*Goal*
Copy every line that contains the string "code" from the entries below.

*Data for the task*
* start *

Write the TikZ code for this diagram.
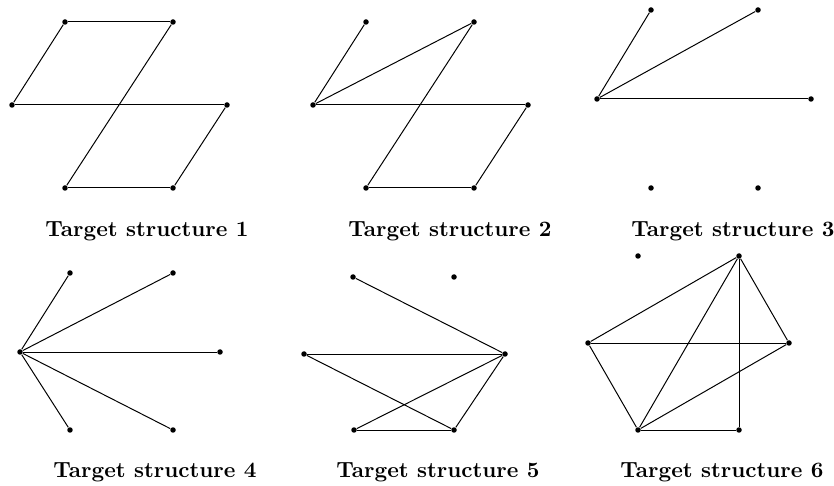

* end *
* start *

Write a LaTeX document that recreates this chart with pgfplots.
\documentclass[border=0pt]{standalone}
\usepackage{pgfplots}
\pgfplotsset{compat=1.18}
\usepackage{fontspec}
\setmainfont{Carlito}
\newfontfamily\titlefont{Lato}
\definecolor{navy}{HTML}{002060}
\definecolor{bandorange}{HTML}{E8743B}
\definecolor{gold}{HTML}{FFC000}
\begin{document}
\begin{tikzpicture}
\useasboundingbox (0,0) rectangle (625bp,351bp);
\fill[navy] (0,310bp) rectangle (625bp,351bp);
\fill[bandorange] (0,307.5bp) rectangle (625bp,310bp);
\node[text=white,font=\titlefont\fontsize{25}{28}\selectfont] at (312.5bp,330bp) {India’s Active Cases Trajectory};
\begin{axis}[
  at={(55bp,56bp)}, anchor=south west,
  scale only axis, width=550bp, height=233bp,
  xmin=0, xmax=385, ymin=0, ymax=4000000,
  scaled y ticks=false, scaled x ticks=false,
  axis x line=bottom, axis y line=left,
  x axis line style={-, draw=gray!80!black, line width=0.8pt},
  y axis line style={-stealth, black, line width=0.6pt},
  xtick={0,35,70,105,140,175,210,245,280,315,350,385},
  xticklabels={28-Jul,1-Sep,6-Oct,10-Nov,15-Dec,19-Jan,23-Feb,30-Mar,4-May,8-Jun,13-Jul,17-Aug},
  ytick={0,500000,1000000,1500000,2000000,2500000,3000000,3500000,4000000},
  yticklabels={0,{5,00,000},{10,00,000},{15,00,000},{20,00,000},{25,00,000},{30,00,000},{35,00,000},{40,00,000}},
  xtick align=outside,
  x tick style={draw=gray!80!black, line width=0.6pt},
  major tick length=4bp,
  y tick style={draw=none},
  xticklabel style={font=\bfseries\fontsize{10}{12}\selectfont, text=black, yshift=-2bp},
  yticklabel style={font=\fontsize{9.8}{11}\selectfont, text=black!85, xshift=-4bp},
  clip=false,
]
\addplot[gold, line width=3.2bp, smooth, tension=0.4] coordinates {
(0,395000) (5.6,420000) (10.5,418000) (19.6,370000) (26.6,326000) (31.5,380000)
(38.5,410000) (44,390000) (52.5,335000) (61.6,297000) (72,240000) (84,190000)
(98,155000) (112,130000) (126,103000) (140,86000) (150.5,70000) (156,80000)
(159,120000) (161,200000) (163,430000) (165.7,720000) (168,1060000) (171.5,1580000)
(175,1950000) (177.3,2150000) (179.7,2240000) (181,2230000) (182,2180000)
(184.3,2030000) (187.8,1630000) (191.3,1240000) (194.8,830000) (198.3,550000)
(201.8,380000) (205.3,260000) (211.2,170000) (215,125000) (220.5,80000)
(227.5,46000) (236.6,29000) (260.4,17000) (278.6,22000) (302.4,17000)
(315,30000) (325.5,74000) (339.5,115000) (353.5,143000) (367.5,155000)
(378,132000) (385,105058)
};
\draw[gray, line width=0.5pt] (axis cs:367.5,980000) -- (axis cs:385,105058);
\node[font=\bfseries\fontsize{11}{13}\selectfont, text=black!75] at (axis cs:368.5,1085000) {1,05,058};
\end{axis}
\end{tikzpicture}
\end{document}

* end *
* start *

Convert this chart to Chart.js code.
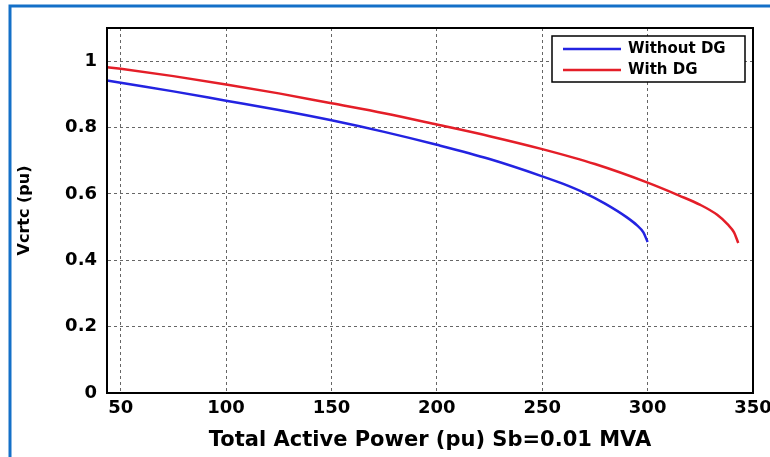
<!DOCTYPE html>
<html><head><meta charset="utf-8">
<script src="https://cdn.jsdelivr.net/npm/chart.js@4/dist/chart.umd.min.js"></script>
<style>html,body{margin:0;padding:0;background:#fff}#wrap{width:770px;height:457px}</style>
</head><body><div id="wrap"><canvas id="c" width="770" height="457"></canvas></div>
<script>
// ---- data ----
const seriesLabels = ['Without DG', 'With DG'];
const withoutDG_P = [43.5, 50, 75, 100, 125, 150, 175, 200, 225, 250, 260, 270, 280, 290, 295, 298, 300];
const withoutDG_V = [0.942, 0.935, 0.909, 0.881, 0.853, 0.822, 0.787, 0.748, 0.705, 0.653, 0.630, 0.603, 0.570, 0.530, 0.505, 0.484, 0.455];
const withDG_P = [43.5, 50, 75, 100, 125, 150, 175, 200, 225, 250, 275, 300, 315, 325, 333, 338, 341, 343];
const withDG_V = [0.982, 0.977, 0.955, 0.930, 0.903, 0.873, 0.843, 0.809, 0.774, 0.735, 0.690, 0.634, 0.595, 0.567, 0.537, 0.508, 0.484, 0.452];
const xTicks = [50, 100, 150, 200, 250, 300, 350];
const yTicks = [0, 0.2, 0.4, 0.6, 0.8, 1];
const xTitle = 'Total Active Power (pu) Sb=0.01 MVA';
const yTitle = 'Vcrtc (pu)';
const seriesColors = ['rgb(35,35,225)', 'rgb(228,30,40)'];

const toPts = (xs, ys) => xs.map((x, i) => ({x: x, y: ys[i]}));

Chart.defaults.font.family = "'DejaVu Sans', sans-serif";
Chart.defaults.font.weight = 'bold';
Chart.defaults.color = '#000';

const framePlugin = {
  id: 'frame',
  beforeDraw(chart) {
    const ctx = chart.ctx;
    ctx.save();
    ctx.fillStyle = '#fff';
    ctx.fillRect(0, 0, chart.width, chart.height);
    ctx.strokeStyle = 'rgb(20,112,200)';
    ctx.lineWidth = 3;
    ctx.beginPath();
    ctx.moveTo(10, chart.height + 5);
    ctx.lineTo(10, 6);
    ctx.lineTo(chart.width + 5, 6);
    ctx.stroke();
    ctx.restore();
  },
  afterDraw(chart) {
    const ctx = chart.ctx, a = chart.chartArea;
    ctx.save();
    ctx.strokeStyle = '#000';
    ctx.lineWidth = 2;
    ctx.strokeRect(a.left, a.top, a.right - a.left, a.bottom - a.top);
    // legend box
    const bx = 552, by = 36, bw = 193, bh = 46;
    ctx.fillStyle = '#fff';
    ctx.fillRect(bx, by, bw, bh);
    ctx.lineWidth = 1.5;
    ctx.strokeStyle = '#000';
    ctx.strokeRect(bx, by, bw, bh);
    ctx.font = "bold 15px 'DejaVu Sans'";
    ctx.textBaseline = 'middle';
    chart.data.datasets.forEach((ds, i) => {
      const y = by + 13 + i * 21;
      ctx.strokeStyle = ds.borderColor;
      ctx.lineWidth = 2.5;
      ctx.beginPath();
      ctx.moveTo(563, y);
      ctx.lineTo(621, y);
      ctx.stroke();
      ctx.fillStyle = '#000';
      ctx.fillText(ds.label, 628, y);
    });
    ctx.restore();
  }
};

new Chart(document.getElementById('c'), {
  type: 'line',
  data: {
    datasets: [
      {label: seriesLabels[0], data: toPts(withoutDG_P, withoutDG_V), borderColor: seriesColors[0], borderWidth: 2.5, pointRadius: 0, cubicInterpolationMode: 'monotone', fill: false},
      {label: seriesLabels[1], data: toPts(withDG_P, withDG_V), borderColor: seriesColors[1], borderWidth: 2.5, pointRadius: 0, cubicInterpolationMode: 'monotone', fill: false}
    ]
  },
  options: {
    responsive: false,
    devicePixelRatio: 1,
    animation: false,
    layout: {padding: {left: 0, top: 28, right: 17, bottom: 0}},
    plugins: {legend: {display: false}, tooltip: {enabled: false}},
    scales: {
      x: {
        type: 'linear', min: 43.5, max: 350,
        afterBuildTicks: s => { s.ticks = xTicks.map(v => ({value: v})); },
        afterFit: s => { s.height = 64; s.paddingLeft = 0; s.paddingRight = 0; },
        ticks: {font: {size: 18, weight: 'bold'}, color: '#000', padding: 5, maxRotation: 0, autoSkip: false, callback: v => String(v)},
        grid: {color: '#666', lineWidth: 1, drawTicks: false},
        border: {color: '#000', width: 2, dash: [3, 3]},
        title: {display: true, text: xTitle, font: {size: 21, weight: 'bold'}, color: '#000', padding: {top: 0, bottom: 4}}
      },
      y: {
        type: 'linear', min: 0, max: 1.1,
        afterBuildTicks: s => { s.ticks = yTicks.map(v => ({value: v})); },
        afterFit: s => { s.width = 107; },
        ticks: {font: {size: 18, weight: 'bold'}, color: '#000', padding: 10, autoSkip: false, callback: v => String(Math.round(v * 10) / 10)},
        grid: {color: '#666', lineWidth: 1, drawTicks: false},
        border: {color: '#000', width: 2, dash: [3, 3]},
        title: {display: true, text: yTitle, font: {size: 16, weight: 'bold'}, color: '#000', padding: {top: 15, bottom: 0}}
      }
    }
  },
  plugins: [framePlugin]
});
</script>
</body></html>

* end *

*Answer in full*
Write the TikZ code for this diagram.
Convert this chart to Chart.js code.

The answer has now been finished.